Charts and diagrams as code:
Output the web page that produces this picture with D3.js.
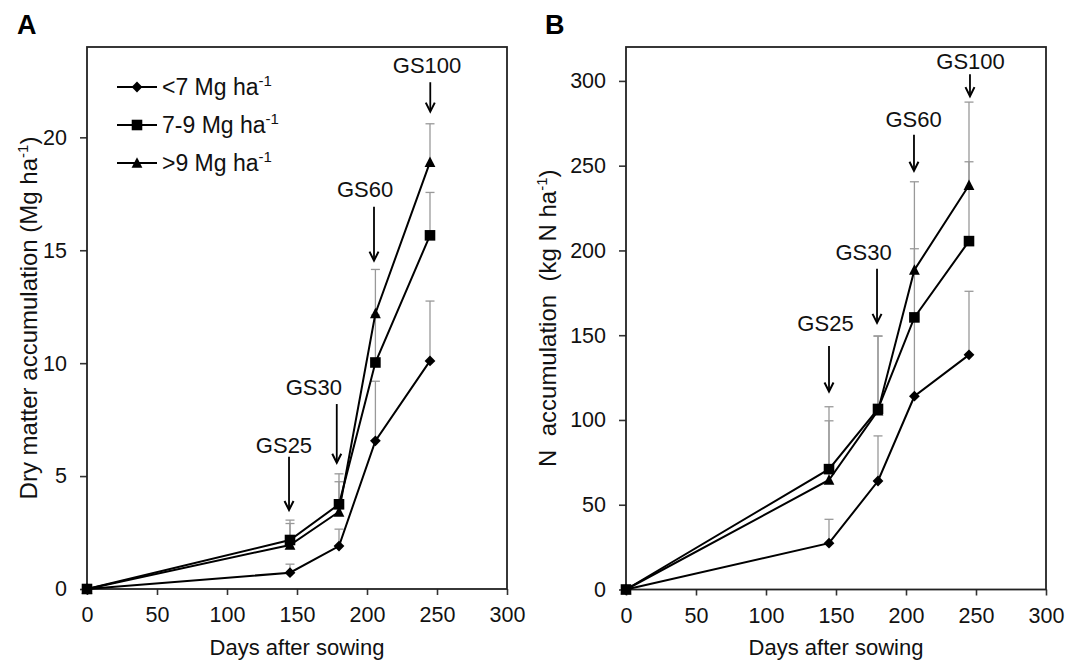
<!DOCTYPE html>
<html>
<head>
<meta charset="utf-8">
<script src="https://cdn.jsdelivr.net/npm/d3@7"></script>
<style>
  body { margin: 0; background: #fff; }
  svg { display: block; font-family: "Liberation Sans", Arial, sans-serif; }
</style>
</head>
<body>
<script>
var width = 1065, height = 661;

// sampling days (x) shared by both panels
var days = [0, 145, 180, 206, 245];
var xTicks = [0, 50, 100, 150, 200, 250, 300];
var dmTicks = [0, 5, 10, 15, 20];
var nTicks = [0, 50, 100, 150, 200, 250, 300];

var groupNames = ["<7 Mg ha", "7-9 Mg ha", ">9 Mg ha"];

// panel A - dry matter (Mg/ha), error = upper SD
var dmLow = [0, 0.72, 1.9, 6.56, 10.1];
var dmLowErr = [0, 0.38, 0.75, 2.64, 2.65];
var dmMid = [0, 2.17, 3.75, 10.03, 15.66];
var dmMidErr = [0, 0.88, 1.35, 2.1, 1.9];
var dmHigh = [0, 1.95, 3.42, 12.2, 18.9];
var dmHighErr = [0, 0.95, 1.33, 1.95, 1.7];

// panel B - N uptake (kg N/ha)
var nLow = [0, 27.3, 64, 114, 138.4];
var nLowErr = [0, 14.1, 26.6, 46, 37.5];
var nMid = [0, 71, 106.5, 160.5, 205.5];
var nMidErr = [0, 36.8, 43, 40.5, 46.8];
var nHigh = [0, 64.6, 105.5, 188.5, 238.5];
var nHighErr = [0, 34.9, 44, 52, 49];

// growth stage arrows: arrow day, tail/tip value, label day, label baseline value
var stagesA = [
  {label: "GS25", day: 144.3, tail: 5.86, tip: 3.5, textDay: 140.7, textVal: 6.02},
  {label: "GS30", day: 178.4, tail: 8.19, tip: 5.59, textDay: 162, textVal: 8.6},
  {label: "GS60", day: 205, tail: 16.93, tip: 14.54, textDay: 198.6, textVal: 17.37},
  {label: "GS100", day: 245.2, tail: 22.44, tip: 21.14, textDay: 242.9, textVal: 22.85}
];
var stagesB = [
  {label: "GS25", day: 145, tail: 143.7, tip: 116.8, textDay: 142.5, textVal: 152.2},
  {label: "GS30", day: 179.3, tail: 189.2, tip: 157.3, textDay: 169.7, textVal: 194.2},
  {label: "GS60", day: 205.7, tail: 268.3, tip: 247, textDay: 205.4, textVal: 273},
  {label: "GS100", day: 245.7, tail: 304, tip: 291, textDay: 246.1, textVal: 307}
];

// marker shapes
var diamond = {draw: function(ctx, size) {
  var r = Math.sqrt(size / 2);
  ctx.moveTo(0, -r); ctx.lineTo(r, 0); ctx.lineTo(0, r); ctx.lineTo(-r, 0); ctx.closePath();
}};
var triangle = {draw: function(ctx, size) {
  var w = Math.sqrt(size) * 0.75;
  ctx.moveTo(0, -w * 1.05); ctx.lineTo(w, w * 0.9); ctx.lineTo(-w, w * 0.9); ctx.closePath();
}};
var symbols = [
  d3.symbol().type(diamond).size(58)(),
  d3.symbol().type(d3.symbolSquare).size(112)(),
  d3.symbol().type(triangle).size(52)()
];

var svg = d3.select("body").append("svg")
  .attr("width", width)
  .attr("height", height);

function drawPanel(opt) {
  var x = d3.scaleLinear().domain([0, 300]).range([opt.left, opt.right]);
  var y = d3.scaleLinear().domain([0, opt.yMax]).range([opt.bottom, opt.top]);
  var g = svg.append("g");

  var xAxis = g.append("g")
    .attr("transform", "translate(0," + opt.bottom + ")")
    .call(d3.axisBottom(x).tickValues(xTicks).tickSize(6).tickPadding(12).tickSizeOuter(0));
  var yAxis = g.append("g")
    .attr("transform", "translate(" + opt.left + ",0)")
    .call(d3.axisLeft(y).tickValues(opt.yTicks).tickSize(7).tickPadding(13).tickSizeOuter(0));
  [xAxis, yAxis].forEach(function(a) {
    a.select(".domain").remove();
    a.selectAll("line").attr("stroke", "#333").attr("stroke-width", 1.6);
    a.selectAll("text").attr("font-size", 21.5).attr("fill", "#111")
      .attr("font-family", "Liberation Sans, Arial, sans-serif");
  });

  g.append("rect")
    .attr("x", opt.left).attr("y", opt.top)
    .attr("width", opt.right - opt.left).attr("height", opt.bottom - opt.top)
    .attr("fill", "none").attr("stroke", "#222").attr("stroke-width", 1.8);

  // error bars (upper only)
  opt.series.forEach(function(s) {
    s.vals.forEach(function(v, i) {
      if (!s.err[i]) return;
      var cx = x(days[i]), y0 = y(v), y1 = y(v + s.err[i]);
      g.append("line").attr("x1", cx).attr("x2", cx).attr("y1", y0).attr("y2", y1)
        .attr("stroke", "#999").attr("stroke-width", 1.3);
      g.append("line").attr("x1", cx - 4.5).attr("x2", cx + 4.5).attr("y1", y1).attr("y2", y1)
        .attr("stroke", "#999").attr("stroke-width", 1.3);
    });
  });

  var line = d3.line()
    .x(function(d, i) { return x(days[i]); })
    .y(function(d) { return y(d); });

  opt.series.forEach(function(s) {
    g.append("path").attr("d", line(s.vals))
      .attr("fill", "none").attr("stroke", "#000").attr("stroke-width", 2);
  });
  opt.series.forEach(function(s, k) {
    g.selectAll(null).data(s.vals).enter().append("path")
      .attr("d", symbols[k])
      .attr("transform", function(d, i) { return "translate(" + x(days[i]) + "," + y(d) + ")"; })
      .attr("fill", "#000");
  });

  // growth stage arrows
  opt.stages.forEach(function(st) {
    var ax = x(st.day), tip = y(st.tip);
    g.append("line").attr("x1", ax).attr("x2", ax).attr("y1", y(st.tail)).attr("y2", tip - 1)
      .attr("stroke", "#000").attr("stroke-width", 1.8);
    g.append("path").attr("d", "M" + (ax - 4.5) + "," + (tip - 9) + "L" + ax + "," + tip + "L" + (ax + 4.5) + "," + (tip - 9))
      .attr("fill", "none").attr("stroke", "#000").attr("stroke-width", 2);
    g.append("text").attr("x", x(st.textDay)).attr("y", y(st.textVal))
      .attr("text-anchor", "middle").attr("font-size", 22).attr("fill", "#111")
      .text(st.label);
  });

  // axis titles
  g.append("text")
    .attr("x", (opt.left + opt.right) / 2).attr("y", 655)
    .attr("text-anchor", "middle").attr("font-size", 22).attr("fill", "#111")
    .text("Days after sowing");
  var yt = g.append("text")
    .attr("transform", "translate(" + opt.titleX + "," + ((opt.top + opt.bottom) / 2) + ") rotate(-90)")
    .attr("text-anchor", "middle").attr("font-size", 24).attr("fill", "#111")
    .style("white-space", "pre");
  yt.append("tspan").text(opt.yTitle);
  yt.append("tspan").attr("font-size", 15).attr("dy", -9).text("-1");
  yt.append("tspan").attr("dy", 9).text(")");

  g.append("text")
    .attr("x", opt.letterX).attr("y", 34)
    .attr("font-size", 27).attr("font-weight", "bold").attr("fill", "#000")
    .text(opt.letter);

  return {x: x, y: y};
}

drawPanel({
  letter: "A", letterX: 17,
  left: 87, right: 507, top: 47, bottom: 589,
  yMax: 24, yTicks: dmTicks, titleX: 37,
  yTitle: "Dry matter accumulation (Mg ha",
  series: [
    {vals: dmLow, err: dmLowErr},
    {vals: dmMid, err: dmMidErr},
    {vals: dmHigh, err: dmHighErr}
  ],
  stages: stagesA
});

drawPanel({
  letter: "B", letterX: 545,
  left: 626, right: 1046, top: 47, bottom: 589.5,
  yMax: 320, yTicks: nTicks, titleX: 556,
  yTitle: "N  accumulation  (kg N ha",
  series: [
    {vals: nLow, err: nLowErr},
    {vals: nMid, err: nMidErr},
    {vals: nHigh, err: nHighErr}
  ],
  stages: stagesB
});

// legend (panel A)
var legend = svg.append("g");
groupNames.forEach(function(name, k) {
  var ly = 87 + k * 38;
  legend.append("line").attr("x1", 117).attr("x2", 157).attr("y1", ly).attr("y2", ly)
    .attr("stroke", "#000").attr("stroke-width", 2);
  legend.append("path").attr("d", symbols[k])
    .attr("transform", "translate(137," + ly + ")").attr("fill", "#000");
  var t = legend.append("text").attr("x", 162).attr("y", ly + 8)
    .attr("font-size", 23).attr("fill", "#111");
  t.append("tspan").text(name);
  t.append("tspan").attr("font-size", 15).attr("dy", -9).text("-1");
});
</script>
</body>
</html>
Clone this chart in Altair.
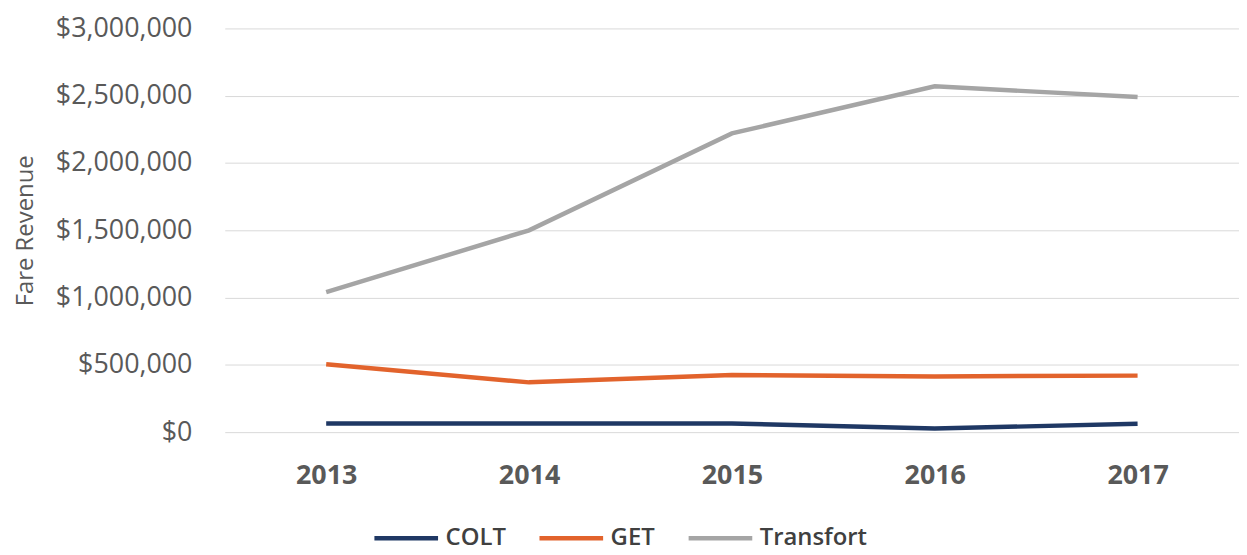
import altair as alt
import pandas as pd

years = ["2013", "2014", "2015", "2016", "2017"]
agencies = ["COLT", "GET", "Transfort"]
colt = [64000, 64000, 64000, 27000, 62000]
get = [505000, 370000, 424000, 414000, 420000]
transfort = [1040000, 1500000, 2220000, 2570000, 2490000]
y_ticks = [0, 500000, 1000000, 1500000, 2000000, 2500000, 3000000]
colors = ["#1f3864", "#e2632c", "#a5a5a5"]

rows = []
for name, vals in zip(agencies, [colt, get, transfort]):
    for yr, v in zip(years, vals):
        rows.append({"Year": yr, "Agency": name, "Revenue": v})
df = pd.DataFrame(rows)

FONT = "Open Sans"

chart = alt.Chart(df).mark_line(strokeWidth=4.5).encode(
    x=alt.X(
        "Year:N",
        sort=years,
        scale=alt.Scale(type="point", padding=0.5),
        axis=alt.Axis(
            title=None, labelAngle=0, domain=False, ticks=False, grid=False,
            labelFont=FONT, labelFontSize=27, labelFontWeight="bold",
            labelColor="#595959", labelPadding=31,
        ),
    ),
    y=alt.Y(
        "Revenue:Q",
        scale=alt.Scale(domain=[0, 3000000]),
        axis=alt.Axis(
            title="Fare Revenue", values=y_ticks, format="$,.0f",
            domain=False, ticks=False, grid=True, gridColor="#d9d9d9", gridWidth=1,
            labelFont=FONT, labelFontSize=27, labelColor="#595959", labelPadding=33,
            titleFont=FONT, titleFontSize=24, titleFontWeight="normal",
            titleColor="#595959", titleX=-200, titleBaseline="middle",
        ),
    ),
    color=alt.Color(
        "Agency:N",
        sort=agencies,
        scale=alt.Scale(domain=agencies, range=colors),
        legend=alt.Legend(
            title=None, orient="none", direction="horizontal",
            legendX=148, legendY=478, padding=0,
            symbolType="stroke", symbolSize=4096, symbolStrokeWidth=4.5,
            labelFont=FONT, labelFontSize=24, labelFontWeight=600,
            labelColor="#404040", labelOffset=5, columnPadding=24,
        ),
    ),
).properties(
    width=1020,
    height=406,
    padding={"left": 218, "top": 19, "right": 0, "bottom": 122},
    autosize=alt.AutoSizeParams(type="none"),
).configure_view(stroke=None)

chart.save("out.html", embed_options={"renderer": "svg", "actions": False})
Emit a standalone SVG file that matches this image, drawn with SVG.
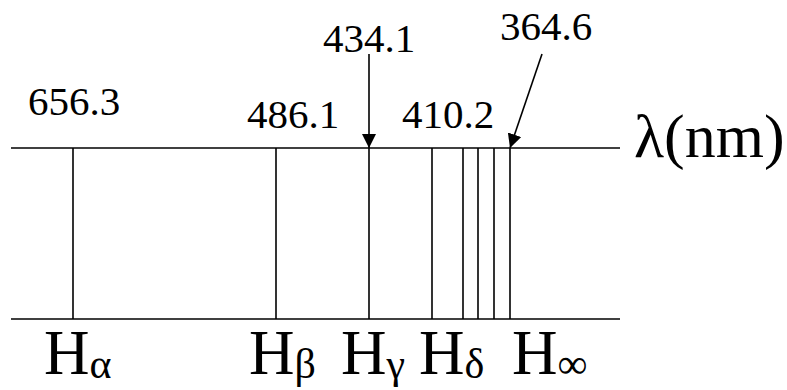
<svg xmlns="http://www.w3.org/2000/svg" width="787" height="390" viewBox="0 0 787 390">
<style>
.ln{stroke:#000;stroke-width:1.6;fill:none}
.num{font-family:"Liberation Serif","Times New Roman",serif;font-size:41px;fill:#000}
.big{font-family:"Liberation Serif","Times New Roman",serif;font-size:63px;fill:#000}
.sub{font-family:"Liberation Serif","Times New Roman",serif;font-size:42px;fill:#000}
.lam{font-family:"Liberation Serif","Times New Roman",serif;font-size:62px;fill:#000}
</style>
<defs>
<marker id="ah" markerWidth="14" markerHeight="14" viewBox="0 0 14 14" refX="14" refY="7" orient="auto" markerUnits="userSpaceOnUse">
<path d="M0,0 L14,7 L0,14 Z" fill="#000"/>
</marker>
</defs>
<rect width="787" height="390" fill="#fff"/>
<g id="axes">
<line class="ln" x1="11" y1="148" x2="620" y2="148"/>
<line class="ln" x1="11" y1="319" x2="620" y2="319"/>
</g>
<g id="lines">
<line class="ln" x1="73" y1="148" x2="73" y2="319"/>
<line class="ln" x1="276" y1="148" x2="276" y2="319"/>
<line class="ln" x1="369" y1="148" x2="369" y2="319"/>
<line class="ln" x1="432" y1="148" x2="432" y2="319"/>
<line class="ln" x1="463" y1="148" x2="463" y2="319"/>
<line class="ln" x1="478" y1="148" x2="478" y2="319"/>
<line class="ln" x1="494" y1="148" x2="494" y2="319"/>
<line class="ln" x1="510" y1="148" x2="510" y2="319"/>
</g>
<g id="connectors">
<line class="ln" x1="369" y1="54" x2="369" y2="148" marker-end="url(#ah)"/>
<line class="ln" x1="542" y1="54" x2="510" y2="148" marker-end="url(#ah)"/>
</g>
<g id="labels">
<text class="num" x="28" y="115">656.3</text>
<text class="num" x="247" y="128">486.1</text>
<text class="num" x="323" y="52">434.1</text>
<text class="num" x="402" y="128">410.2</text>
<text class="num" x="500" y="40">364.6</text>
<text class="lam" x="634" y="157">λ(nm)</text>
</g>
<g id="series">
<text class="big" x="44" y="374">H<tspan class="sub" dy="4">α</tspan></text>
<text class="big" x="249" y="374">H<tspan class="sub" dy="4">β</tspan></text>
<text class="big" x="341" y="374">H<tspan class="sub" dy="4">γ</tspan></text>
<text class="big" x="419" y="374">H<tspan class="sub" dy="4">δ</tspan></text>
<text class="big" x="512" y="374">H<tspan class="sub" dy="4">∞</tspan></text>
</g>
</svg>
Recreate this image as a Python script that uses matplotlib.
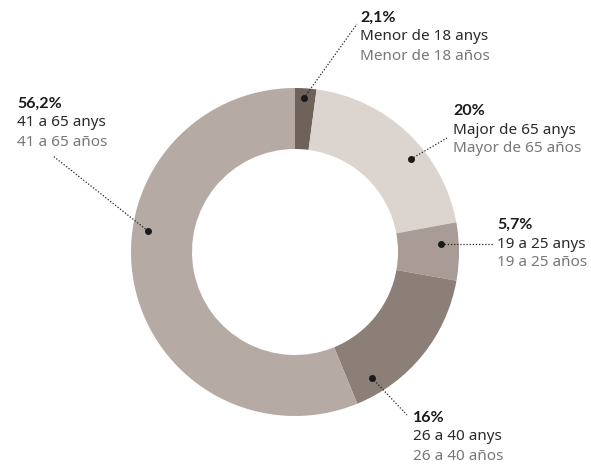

Goal
Copy the records above exactly, from the first line through the line containing "var nHighErr = [0, 34.9, 44, 52, 49];", and leave out the pictures.

Correct answer
Output the web page that produces this picture with D3.js.
<!DOCTYPE html>
<html>
<head>
<meta charset="utf-8">
<script src="https://cdn.jsdelivr.net/npm/d3@7"></script>
<style>
  body { margin: 0; background: #fff; }
  svg { display: block; font-family: "Liberation Sans", Arial, sans-serif; }
</style>
</head>
<body>
<script>
var width = 1065, height = 661;

// sampling days (x) shared by both panels
var days = [0, 145, 180, 206, 245];
var xTicks = [0, 50, 100, 150, 200, 250, 300];
var dmTicks = [0, 5, 10, 15, 20];
var nTicks = [0, 50, 100, 150, 200, 250, 300];

var groupNames = ["<7 Mg ha", "7-9 Mg ha", ">9 Mg ha"];

// panel A - dry matter (Mg/ha), error = upper SD
var dmLow = [0, 0.72, 1.9, 6.56, 10.1];
var dmLowErr = [0, 0.38, 0.75, 2.64, 2.65];
var dmMid = [0, 2.17, 3.75, 10.03, 15.66];
var dmMidErr = [0, 0.88, 1.35, 2.1, 1.9];
var dmHigh = [0, 1.95, 3.42, 12.2, 18.9];
var dmHighErr = [0, 0.95, 1.33, 1.95, 1.7];

// panel B - N uptake (kg N/ha)
var nLow = [0, 27.3, 64, 114, 138.4];
var nLowErr = [0, 14.1, 26.6, 46, 37.5];
var nMid = [0, 71, 106.5, 160.5, 205.5];
var nMidErr = [0, 36.8, 43, 40.5, 46.8];
var nHigh = [0, 64.6, 105.5, 188.5, 238.5];
var nHighErr = [0, 34.9, 44, 52, 49];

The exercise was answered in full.